WHAT TO PRODUCE: For each line that holds "this", copy the line out.

SUPPLIED RECORDS:

# # # #

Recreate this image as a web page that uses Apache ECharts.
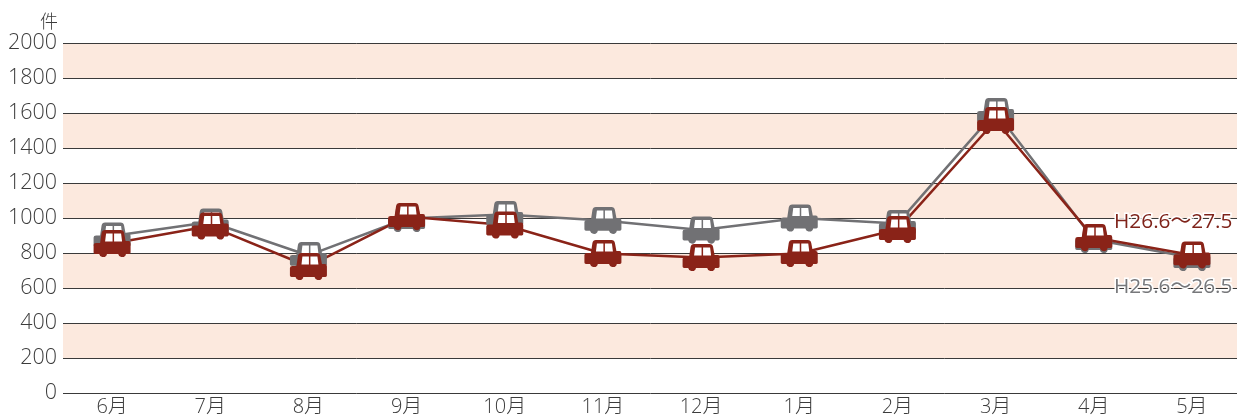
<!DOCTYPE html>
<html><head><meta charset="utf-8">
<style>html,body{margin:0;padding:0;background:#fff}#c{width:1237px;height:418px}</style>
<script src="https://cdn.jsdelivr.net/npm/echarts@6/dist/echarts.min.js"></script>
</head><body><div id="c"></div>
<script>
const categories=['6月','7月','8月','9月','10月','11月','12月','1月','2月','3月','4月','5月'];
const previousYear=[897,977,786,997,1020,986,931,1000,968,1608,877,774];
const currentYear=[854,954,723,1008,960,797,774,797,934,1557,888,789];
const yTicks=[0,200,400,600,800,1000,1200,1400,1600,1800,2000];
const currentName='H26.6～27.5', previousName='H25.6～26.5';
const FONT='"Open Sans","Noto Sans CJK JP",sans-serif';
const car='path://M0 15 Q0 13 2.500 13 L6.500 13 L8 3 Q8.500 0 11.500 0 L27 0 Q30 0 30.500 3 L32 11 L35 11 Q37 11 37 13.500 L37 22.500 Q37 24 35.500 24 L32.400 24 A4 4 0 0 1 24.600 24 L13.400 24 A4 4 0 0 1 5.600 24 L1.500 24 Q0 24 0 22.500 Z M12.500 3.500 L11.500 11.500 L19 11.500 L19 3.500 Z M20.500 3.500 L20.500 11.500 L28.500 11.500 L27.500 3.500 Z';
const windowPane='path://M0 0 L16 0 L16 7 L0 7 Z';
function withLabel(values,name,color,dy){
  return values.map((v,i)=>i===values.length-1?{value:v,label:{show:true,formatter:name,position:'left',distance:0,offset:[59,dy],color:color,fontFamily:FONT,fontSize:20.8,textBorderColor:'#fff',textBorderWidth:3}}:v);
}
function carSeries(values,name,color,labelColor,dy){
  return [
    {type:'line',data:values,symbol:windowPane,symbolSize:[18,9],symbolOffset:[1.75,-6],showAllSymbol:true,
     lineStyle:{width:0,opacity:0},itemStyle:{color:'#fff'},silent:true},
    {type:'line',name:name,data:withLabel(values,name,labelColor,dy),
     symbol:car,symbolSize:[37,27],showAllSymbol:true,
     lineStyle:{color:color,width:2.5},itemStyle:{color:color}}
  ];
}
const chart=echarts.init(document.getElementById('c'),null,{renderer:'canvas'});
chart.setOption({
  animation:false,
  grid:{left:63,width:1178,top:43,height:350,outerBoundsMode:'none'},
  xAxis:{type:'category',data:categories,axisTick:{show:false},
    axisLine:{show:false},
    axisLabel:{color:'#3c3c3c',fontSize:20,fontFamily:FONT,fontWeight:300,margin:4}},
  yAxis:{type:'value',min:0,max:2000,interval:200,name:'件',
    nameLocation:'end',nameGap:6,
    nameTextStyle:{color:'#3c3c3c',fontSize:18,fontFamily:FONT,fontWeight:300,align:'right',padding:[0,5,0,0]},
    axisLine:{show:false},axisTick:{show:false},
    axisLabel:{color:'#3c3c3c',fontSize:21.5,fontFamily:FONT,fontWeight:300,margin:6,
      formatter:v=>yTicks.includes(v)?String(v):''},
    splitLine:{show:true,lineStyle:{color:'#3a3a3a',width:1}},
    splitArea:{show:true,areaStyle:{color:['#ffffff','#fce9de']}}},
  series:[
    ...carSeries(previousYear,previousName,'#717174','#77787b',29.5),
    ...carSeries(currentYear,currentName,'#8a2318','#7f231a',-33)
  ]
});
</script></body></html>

# # # #

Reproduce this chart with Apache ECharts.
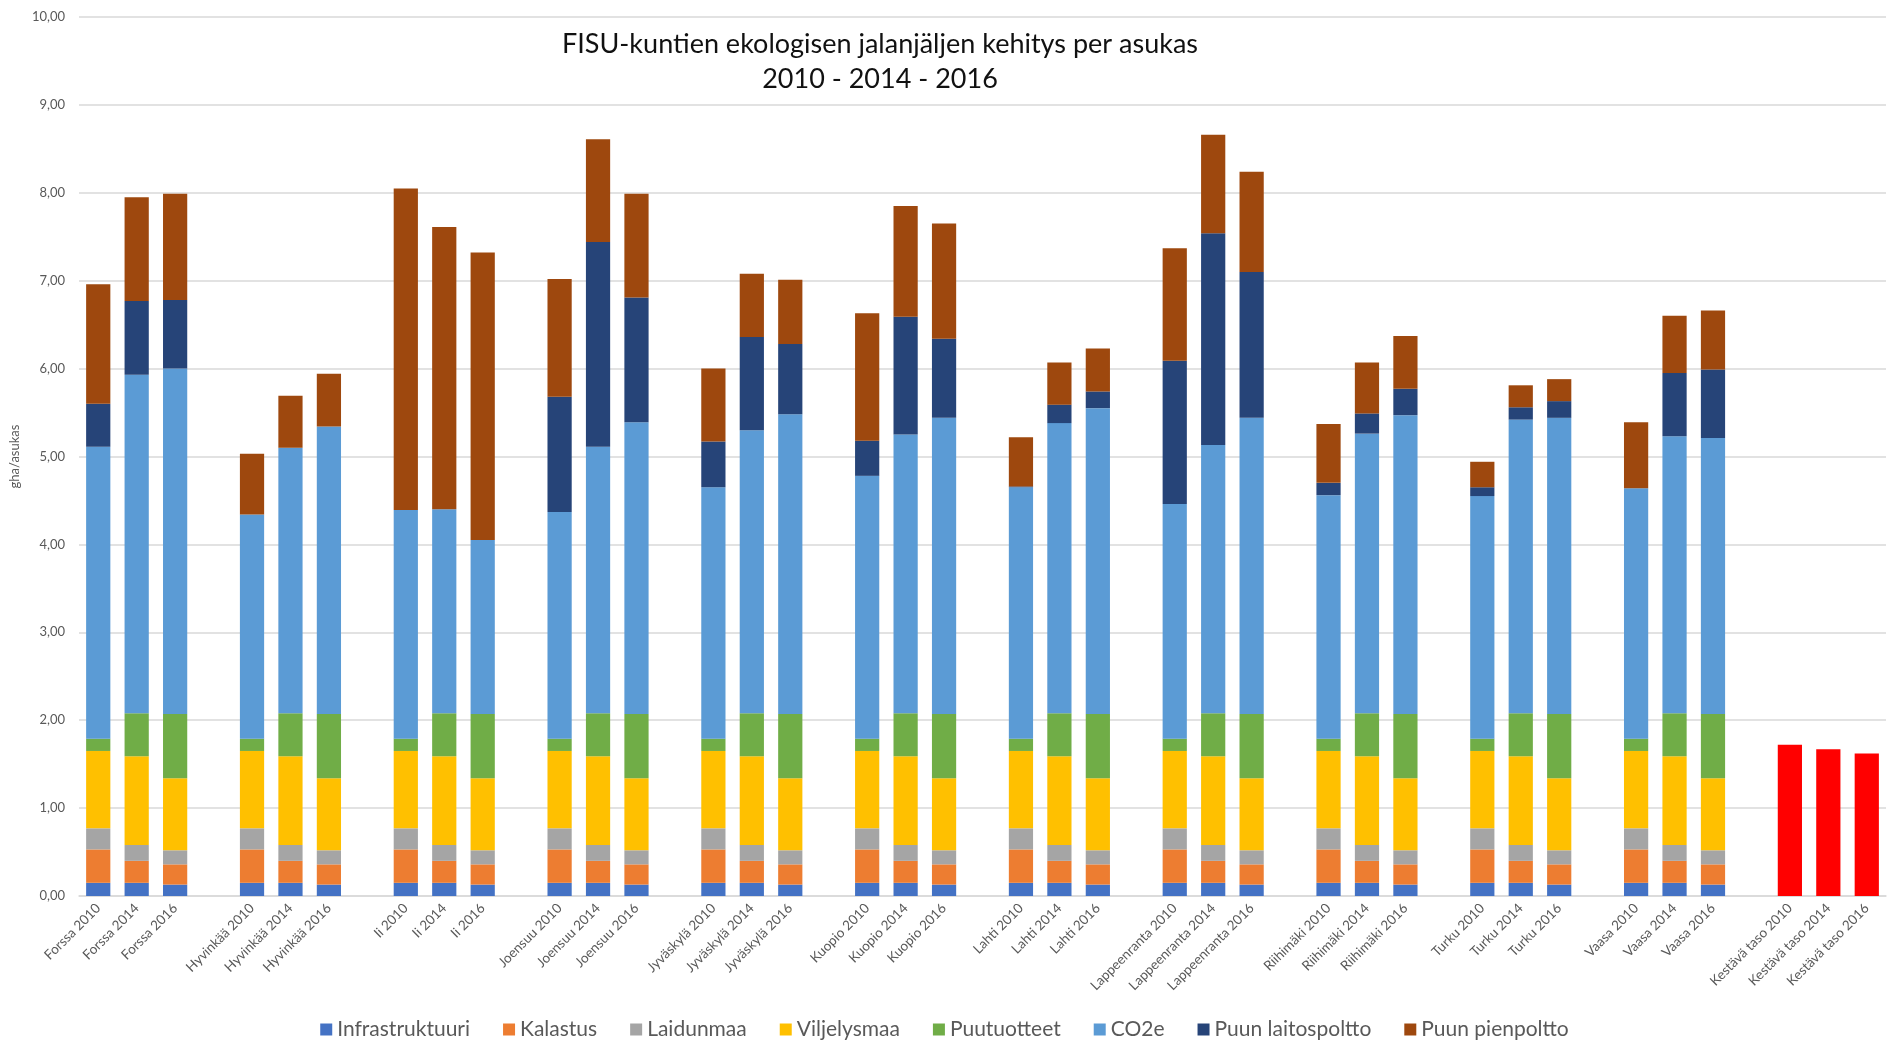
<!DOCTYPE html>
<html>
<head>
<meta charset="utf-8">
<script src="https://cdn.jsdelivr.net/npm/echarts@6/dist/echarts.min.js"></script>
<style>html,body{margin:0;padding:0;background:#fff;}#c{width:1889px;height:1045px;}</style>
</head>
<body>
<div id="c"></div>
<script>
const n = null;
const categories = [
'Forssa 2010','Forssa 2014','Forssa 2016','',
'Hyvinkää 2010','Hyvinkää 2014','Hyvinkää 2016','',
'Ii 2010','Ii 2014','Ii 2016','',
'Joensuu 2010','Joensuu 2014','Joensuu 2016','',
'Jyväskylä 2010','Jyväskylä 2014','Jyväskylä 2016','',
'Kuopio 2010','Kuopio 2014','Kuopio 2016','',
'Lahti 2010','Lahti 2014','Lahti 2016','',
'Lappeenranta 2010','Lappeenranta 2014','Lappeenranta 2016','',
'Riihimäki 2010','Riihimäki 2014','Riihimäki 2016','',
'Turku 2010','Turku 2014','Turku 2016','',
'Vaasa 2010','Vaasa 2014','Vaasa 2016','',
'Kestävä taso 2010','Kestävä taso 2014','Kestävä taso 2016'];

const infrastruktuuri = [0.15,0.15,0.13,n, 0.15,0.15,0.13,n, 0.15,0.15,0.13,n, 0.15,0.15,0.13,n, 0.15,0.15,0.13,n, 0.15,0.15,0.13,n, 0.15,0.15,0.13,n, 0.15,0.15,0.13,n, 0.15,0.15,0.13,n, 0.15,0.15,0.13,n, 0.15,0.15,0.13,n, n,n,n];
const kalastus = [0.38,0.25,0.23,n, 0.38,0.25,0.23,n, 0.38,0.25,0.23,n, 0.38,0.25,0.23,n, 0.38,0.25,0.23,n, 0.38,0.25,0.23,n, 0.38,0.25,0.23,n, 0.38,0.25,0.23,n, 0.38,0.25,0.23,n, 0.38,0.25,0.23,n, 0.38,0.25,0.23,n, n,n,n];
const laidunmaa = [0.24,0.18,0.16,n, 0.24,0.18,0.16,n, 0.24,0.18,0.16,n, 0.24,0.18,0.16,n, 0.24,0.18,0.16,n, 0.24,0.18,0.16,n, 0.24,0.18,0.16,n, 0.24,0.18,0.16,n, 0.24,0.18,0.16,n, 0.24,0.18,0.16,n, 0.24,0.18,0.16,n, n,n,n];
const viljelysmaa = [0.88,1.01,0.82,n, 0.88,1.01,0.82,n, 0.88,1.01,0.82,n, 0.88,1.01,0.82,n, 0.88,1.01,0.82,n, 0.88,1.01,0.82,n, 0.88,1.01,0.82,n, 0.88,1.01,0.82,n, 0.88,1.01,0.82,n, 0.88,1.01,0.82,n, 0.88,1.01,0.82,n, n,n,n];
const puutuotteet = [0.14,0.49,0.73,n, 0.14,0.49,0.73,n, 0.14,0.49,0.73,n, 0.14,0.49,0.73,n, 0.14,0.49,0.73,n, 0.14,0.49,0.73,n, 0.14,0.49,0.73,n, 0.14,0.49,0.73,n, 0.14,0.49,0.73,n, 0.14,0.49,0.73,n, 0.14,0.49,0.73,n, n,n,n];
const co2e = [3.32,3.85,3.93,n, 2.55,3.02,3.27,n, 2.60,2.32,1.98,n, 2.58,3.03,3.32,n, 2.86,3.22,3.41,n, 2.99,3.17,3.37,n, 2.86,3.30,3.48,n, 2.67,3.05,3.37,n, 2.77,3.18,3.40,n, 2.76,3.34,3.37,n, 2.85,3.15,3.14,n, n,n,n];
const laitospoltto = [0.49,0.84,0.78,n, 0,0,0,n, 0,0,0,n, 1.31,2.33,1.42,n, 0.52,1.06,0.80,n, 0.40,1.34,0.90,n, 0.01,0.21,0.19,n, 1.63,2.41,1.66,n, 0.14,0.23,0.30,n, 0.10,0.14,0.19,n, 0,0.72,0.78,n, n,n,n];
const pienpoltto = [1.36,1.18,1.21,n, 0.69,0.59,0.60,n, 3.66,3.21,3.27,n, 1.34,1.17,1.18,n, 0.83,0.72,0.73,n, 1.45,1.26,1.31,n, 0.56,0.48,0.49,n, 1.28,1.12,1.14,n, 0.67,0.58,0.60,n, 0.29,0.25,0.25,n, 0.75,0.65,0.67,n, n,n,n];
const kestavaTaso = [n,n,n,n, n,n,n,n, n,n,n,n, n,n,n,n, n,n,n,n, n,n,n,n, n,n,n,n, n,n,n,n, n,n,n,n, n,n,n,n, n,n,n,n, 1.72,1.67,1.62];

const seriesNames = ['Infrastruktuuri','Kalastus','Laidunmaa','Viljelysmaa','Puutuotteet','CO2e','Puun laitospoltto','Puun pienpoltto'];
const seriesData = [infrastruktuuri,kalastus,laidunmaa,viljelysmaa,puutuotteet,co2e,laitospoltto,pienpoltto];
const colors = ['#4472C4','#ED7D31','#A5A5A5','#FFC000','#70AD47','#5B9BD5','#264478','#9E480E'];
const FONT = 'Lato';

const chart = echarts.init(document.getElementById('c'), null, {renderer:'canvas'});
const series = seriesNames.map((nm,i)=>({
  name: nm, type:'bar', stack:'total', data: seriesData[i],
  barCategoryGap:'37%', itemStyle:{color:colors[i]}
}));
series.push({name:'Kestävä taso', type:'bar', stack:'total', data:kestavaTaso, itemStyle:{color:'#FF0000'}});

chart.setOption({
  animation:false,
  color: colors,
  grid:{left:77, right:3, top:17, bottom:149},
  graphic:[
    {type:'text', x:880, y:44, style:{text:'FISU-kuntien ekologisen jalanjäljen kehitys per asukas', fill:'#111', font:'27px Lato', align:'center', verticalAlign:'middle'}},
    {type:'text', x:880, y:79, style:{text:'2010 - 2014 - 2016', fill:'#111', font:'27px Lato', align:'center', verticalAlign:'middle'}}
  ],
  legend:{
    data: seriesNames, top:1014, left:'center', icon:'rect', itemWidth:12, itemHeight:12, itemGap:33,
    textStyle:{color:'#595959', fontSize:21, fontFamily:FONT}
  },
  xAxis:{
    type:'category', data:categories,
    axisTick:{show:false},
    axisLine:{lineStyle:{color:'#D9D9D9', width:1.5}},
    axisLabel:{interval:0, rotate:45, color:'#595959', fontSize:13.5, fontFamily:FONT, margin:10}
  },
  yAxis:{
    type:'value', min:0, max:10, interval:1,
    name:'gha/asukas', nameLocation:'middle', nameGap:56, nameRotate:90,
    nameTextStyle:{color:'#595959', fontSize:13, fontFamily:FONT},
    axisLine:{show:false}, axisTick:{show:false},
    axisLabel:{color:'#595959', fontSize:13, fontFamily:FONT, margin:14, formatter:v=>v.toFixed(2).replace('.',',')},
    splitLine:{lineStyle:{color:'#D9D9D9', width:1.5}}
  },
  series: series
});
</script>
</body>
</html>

# # # #

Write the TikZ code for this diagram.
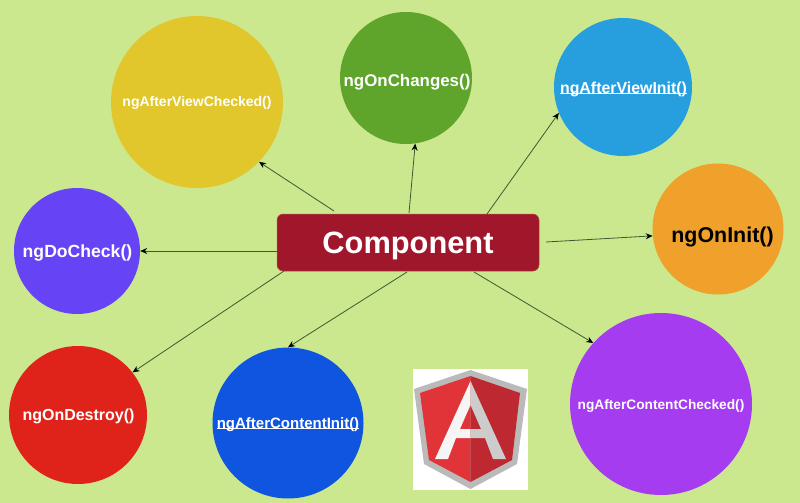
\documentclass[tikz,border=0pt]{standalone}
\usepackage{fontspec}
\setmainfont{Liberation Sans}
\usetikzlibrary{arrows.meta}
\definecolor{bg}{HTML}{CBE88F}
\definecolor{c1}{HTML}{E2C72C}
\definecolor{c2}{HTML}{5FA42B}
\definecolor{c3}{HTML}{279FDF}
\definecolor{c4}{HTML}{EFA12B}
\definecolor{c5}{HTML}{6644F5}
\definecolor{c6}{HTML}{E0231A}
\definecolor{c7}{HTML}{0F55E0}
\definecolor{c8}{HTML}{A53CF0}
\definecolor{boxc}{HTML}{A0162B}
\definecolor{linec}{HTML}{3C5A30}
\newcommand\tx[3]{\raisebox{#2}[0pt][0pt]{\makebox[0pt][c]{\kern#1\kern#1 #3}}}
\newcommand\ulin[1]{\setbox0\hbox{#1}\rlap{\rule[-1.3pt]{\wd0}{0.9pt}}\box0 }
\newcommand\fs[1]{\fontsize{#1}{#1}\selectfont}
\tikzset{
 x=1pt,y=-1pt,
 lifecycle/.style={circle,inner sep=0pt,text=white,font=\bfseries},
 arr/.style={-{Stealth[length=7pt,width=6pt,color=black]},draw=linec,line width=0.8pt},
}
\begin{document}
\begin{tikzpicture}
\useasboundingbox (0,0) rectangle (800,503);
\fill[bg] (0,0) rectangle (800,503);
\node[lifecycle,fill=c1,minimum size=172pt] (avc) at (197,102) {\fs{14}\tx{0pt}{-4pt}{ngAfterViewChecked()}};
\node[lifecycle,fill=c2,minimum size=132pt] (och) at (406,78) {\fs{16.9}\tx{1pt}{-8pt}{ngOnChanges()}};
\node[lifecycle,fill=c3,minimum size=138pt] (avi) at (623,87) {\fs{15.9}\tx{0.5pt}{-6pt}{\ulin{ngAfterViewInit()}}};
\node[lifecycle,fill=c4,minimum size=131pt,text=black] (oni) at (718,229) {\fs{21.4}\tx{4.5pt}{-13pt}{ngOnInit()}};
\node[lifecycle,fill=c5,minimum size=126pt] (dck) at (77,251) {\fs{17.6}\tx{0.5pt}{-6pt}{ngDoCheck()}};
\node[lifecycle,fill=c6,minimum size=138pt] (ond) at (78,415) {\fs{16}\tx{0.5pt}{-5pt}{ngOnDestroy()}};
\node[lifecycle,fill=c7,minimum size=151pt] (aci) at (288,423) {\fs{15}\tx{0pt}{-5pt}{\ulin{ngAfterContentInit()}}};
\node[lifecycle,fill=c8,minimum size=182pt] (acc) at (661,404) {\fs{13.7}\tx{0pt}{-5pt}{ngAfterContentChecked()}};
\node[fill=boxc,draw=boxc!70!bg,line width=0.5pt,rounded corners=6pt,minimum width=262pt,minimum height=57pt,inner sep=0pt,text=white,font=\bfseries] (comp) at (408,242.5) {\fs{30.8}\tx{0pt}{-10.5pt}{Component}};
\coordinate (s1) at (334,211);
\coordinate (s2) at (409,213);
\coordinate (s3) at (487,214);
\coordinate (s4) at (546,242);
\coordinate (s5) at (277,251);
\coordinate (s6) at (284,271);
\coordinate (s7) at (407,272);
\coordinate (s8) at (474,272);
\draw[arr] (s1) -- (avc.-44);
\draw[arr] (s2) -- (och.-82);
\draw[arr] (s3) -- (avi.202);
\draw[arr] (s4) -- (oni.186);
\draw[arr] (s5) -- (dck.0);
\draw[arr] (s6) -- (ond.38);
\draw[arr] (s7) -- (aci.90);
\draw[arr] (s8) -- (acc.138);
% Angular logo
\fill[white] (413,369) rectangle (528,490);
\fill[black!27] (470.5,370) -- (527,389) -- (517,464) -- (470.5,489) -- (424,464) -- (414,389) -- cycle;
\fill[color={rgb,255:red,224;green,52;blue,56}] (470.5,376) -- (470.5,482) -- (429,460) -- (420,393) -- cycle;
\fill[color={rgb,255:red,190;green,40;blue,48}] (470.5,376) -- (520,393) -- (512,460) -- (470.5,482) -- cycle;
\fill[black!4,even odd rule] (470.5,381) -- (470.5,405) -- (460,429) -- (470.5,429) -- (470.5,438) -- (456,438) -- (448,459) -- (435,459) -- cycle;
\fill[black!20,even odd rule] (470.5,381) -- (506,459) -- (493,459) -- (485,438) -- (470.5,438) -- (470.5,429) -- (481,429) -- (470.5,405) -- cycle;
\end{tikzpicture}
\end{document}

# # # #

THE SOLUTION:
Recreate this image as a web page that uses Apache ECharts.
Reproduce this chart with Apache ECharts.
Write the TikZ code for this diagram.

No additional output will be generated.